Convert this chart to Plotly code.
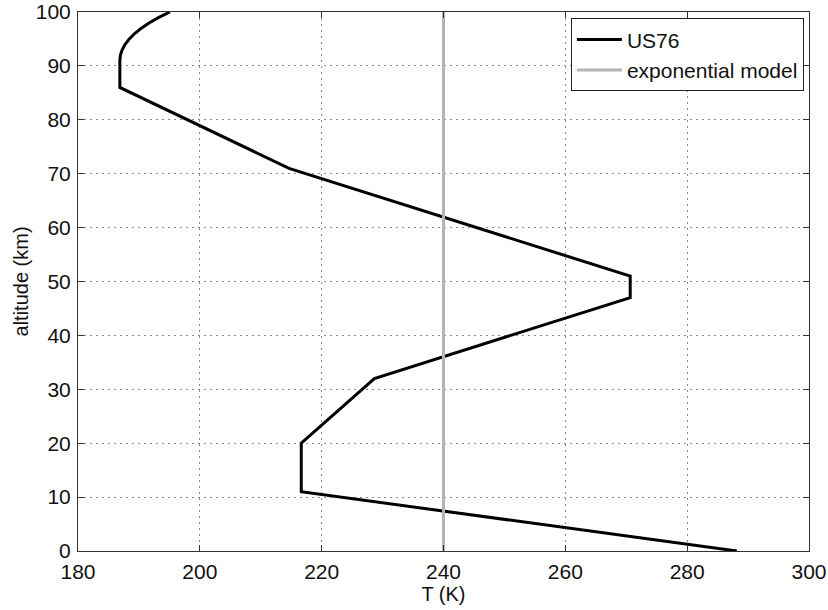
import plotly.graph_objects as go

# US76 standard atmosphere temperature profile
us76_T = [288.15, 216.65, 216.65, 228.65, 270.65, 270.65, 214.65, 186.87, 186.87,
          186.963, 187.252, 187.736, 188.418, 189.305, 190.404, 191.723, 193.277, 195.08]
us76_z = [0, 11, 20, 32, 47, 51, 71, 86, 91,
          92, 93, 94, 95, 96, 97, 98, 99, 100]

# exponential model (constant temperature)
exp_T = [240, 240]
exp_z = [0, 100]

x_ticks = [180, 200, 220, 240, 260, 280, 300]
y_ticks = [0, 10, 20, 30, 40, 50, 60, 70, 80, 90, 100]

FAM = "Liberation Sans, Arial, sans-serif"
tick_font = dict(family=FAM, size=21, color="#111")
title_font = dict(family=FAM, size=20, color="#111")

fig = go.Figure()
fig.add_trace(go.Scatter(x=us76_T, y=us76_z, mode="lines", name="US76",
                         line=dict(color="black", width=3)))
fig.add_trace(go.Scatter(x=exp_T, y=exp_z, mode="lines", name="exponential model",
                         line=dict(color="#b4b4b4", width=3)))

axis_common = dict(showline=True, linecolor="#333", linewidth=1, mirror="ticks",
                   ticks="inside", ticklen=6, tickcolor="#333",
                   showgrid=True, gridcolor="#8a8a8a", griddash="1.5px,4.5px", gridwidth=1,
                   zeroline=False, tickfont=tick_font, automargin=False,
                   ticklabeloverflow="allow")

fig.update_layout(
    width=828, height=610,
    margin=dict(l=78, r=19, t=12, b=59),
    paper_bgcolor="white", plot_bgcolor="white",
    font=title_font,
    xaxis=dict(range=[180, 300], tickvals=x_ticks, ticklabelstandoff=2,
               title=dict(text="T (K)", font=title_font, standoff=0),
               **axis_common),
    yaxis=dict(range=[0, 100], tickvals=y_ticks, ticklabelstandoff=2,
               **axis_common),
    legend=dict(x=0.993, y=0.988, xanchor="right", yanchor="top",
                bgcolor="white", bordercolor="#222", borderwidth=1,
                font=tick_font, tracegroupgap=0, itemwidth=45),
    showlegend=True,
    annotations=[dict(text="altitude (km)", textangle=-90, xref="paper", yref="paper",
                      x=-0.078, y=0.5, xanchor="center", yanchor="middle",
                      showarrow=False, font=title_font)],
)

fig.write_html("out.html")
_____
(THE TASK) Reproduce every line exactly and omit all pictures.

(SOLUTION TO THIS TASK)
Convert this chart to Plotly code.
import plotly.graph_objects as go

# US76 standard atmosphere temperature profile
us76_T = [288.15, 216.65, 216.65, 228.65, 270.65, 270.65, 214.65, 186.87, 186.87,
          186.963, 187.252, 187.736, 188.418, 189.305, 190.404, 191.723, 193.277, 195.08]
us76_z = [0, 11, 20, 32, 47, 51, 71, 86, 91,
          92, 93, 94, 95, 96, 97, 98, 99, 100]

# exponential model (constant temperature)
exp_T = [240, 240]
exp_z = [0, 100]

x_ticks = [180, 200, 220, 240, 260, 280, 300]
y_ticks = [0, 10, 20, 30, 40, 50, 60, 70, 80, 90, 100]

FAM = "Liberation Sans, Arial, sans-serif"
tick_font = dict(family=FAM, size=21, color="#111")
title_font = dict(family=FAM, size=20, color="#111")

fig = go.Figure()
fig.add_trace(go.Scatter(x=us76_T, y=us76_z, mode="lines", name="US76",
                         line=dict(color="black", width=3)))
fig.add_trace(go.Scatter(x=exp_T, y=exp_z, mode="lines", name="exponential model",
                         line=dict(color="#b4b4b4", width=3)))

axis_common = dict(showline=True, linecolor="#333", linewidth=1, mirror="ticks",
                   ticks="inside", ticklen=6, tickcolor="#333",
                   showgrid=True, gridcolor="#8a8a8a", griddash="1.5px,4.5px", gridwidth=1,
                   zeroline=False, tickfont=tick_font, automargin=False,
                   ticklabeloverflow="allow")

fig.update_layout(
    width=828, height=610,
    margin=dict(l=78, r=19, t=12, b=59),
    paper_bgcolor="white", plot_bgcolor="white",
    font=title_font,
    xaxis=dict(range=[180, 300], tickvals=x_ticks, ticklabelstandoff=2,
               title=dict(text="T (K)", font=title_font, standoff=0),
               **axis_common),
    yaxis=dict(range=[0, 100], tickvals=y_ticks, ticklabelstandoff=2,
               **axis_common),
    legend=dict(x=0.993, y=0.988, xanchor="right", yanchor="top",
                bgcolor="white", bordercolor="#222", borderwidth=1,
                font=tick_font, tracegroupgap=0, itemwidth=45),
    showlegend=True,
    annotations=[dict(text="altitude (km)", textangle=-90, xref="paper", yref="paper",
                      x=-0.078, y=0.5, xanchor="center", yanchor="middle",
                      showarrow=False, font=title_font)],
)

fig.write_html("out.html")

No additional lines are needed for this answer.